(Source code of charts)
§ §
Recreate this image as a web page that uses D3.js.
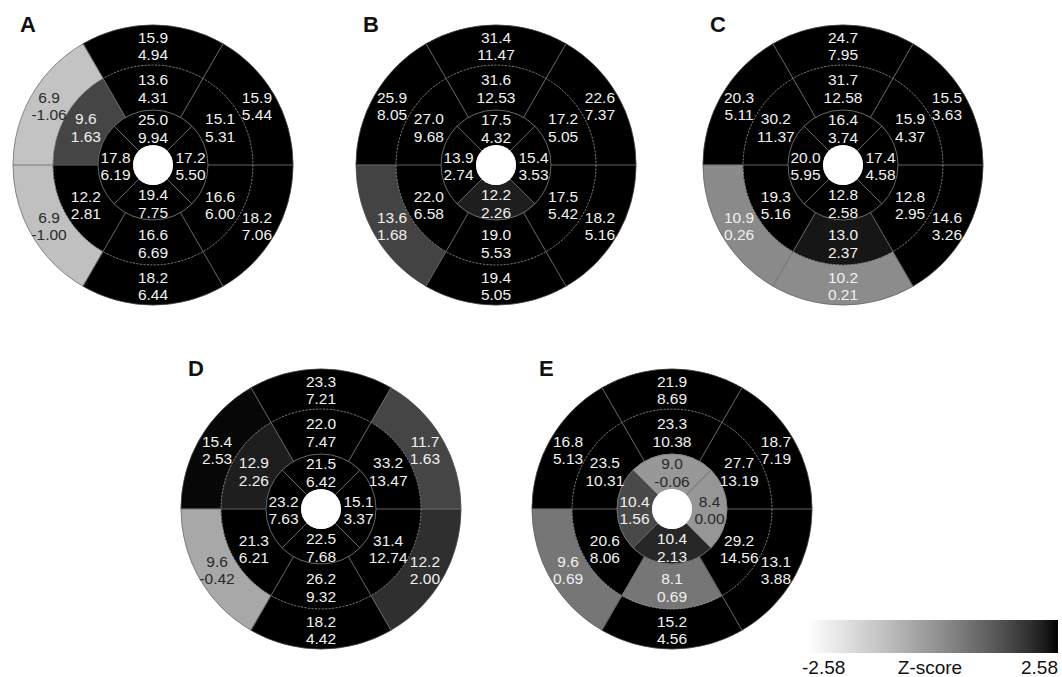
<!DOCTYPE html>
<html>
<head>
<meta charset="utf-8">
<script src="https://cdn.jsdelivr.net/npm/d3@7"></script>
<style>
  body { margin: 0; background: #fff; }
  text { font-family: Arial, "Liberation Sans", sans-serif; }
</style>
</head>
<body>
<script>
// panels, 16 AHA segments each (1-6 basal, 7-12 mid, 13-16 apical)
const panelNames = ["A", "B", "C", "D", "E"];

const valuesA = [15.9, 6.9, 6.9, 18.2, 18.2, 15.9, 13.6, 9.6, 12.2, 16.6, 16.6, 15.1, 25.0, 17.8, 19.4, 17.2];
const zA      = [4.94, -1.06, -1.00, 6.44, 7.06, 5.44, 4.31, 1.63, 2.81, 6.69, 6.00, 5.31, 9.94, 6.19, 7.75, 5.50];

const valuesB = [31.4, 25.9, 13.6, 19.4, 18.2, 22.6, 31.6, 27.0, 22.0, 19.0, 17.5, 17.2, 17.5, 13.9, 12.2, 15.4];
const zB      = [11.47, 8.05, 1.68, 5.05, 5.16, 7.37, 12.53, 9.68, 6.58, 5.53, 5.42, 5.05, 4.32, 2.74, 2.26, 3.53];

const valuesC = [24.7, 20.3, 10.9, 10.2, 14.6, 15.5, 31.7, 30.2, 19.3, 13.0, 12.8, 15.9, 16.4, 20.0, 12.8, 17.4];
const zC      = [7.95, 5.11, 0.26, 0.21, 3.26, 3.63, 12.58, 11.37, 5.16, 2.37, 2.95, 4.37, 3.74, 5.95, 2.58, 4.58];

const valuesD = [23.3, 15.4, 9.6, 18.2, 12.2, 11.7, 22.0, 12.9, 21.3, 26.2, 31.4, 33.2, 21.5, 23.2, 22.5, 15.1];
const zD      = [7.21, 2.53, -0.42, 4.42, 2.00, 1.63, 7.47, 2.26, 6.21, 9.32, 12.74, 13.47, 6.42, 7.63, 7.68, 3.37];

const valuesE = [21.9, 16.8, 9.6, 15.2, 13.1, 18.7, 23.3, 23.5, 20.6, 8.1, 29.2, 27.7, 9.0, 10.4, 10.4, 8.4];
const zE      = [8.69, 5.13, 0.69, 4.56, 3.88, 7.19, 10.38, 10.31, 8.06, 0.69, 14.56, 13.19, -0.06, 1.56, 2.13, 0.00];

const zDomain = [-2.58, 2.58];
const barLabels = ["-2.58", "Z-score", "2.58"];

const panelValues = [valuesA, valuesB, valuesC, valuesD, valuesE];
const panelZ = [zA, zB, zC, zD, zE];

// layout
const width = 1062, height = 677;
const centers = [[153, 165], [496, 165], [843, 165], [321, 509], [672, 509]];
const R = 140;
const rings = [[100, R], [55, 100], [20, 55]];   // basal, mid, apical

const svg = d3.select("body").append("svg")
    .attr("width", width)
    .attr("height", height);

const color = d3.scaleLinear()
    .domain(zDomain)
    .range(["#ffffff", "#000000"])
    .interpolate(d3.interpolateRgb.gamma(1.3))
    .clamp(true);

const arc = d3.arc();

function segInfo(s) {
    const ring = s < 6 ? 0 : (s < 12 ? 1 : 2);
    const k = ring === 0 ? s : (ring === 1 ? s - 6 : s - 12);
    const n = ring < 2 ? 6 : 4;
    const step = 2 * Math.PI / n;
    const mid = -k * step;
    return {
        innerRadius: rings[ring][0],
        outerRadius: rings[ring][1],
        startAngle: mid - step / 2,
        endAngle: mid + step / 2
    };
}

function pt(r, a) { return [r * Math.sin(a), -r * Math.cos(a)]; }

panelNames.forEach((name, p) => {
    const g = svg.append("g")
        .attr("transform", `translate(${centers[p][0]},${centers[p][1]})`);

    const segs = panelValues[p].map((v, i) => Object.assign(segInfo(i), {v: v, z: panelZ[p][i]}));

    g.selectAll("path.seg")
        .data(segs)
        .enter().append("path")
        .attr("class", "seg")
        .attr("d", arc)
        .attr("fill", d => color(d.z))
        .attr("stroke", d => color(d.z))
        .attr("stroke-width", 0.5);

    // radial separators
    const lines = [];
    for (let k = 0; k < 6; k++) {
        const a = -k * Math.PI / 3 - Math.PI / 6;
        lines.push([pt(55, a), pt(R, a)]);
    }
    for (let k = 0; k < 4; k++) {
        const a = -k * Math.PI / 2 - Math.PI / 4;
        lines.push([pt(20, a), pt(55, a)]);
    }
    g.selectAll("line.sep")
        .data(lines)
        .enter().append("line")
        .attr("x1", d => d[0][0]).attr("y1", d => d[0][1])
        .attr("x2", d => d[1][0]).attr("y2", d => d[1][1])
        .attr("stroke", "#6f6f6f")
        .attr("stroke-width", 0.9);

    g.append("circle").attr("r", 100)
        .attr("fill", "none")
        .attr("stroke", "#9a9a9a")
        .attr("stroke-width", 0.8)
        .attr("stroke-dasharray", "2,1.5");
    g.append("circle").attr("r", 55)
        .attr("fill", "none")
        .attr("stroke", "#7a7a7a")
        .attr("stroke-width", 0.8);
    g.append("circle").attr("r", R)
        .attr("fill", "none")
        .attr("stroke", "#555")
        .attr("stroke-width", 0.6);
    g.append("circle").attr("r", 20).attr("fill", "#fff");

    // labels
    const lab = g.selectAll("text.val")
        .data(segs)
        .enter().append("text")
        .attr("class", "val")
        .attr("text-anchor", "middle")
        .attr("font-size", "15.5px")
        .attr("fill", d => d.z <= 0 ? "#2a2a2a" : "#f0f0f0")
        .attr("transform", d => {
            const c = arc.centroid(d);
            return `translate(${c[0]},${c[1] + 1})`;
        });
    lab.append("tspan").attr("x", 0).attr("y", -8.7).attr("dy", "0.36em").text(d => d.v.toFixed(1));
    lab.append("tspan").attr("x", 0).attr("y", 8.7).attr("dy", "0.36em").text(d => d.z.toFixed(2));

    svg.append("text")
        .attr("x", centers[p][0] - 133)
        .attr("y", centers[p][1] - 133)
        .attr("font-size", "22px")
        .attr("font-weight", "bold")
        .attr("fill", "#111")
        .text(name);
});

// colour bar
const bar = {x: 807, y: 620, w: 251, h: 33};
const grad = svg.append("defs").append("linearGradient")
    .attr("id", "zgrad");
d3.range(0, 1.0001, 0.05).forEach(t => {
    grad.append("stop")
        .attr("offset", t)
        .attr("stop-color", color(zDomain[0] + t * (zDomain[1] - zDomain[0])));
});
svg.append("rect")
    .attr("x", bar.x).attr("y", bar.y)
    .attr("width", bar.w).attr("height", bar.h)
    .attr("fill", "url(#zgrad)");

const barScale = d3.scalePoint().domain(barLabels).range([bar.x - 5, bar.x + bar.w]);
svg.selectAll("text.bar")
    .data(barLabels)
    .enter().append("text")
    .attr("x", d => barScale(d))
    .attr("y", 674)
    .attr("font-size", "19px")
    .attr("fill", "#111")
    .attr("text-anchor", (d, i) => ["start", "middle", "end"][i])
    .text(d => d);
</script>
</body>
</html>
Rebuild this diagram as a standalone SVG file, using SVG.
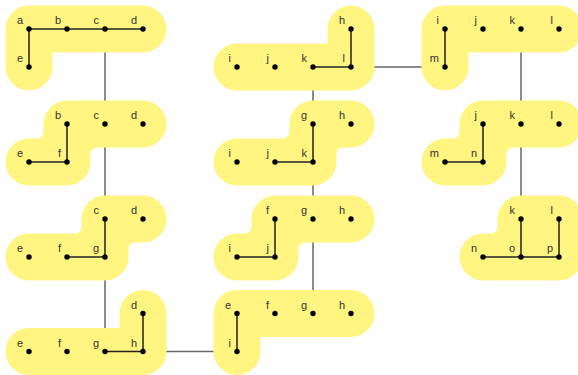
§ §
Brief
Starting at the first line of the entries, restate word for word everything through the line that holds "7.63, 7.68, 3.37];", both ends included, but omit any pictures.

Answer to this task
Recreate this image as a web page that uses D3.js.
<!DOCTYPE html>
<html>
<head>
<meta charset="utf-8">
<script src="https://cdn.jsdelivr.net/npm/d3@7"></script>
<style>
  body { margin: 0; background: #fff; }
  text { font-family: Arial, "Liberation Sans", sans-serif; }
</style>
</head>
<body>
<script>
// panels, 16 AHA segments each (1-6 basal, 7-12 mid, 13-16 apical)
const panelNames = ["A", "B", "C", "D", "E"];

const valuesA = [15.9, 6.9, 6.9, 18.2, 18.2, 15.9, 13.6, 9.6, 12.2, 16.6, 16.6, 15.1, 25.0, 17.8, 19.4, 17.2];
const zA      = [4.94, -1.06, -1.00, 6.44, 7.06, 5.44, 4.31, 1.63, 2.81, 6.69, 6.00, 5.31, 9.94, 6.19, 7.75, 5.50];

const valuesB = [31.4, 25.9, 13.6, 19.4, 18.2, 22.6, 31.6, 27.0, 22.0, 19.0, 17.5, 17.2, 17.5, 13.9, 12.2, 15.4];
const zB      = [11.47, 8.05, 1.68, 5.05, 5.16, 7.37, 12.53, 9.68, 6.58, 5.53, 5.42, 5.05, 4.32, 2.74, 2.26, 3.53];

const valuesC = [24.7, 20.3, 10.9, 10.2, 14.6, 15.5, 31.7, 30.2, 19.3, 13.0, 12.8, 15.9, 16.4, 20.0, 12.8, 17.4];
const zC      = [7.95, 5.11, 0.26, 0.21, 3.26, 3.63, 12.58, 11.37, 5.16, 2.37, 2.95, 4.37, 3.74, 5.95, 2.58, 4.58];

const valuesD = [23.3, 15.4, 9.6, 18.2, 12.2, 11.7, 22.0, 12.9, 21.3, 26.2, 31.4, 33.2, 21.5, 23.2, 22.5, 15.1];
const zD      = [7.21, 2.53, -0.42, 4.42, 2.00, 1.63, 7.47, 2.26, 6.21, 9.32, 12.74, 13.47, 6.42, 7.63, 7.68, 3.37];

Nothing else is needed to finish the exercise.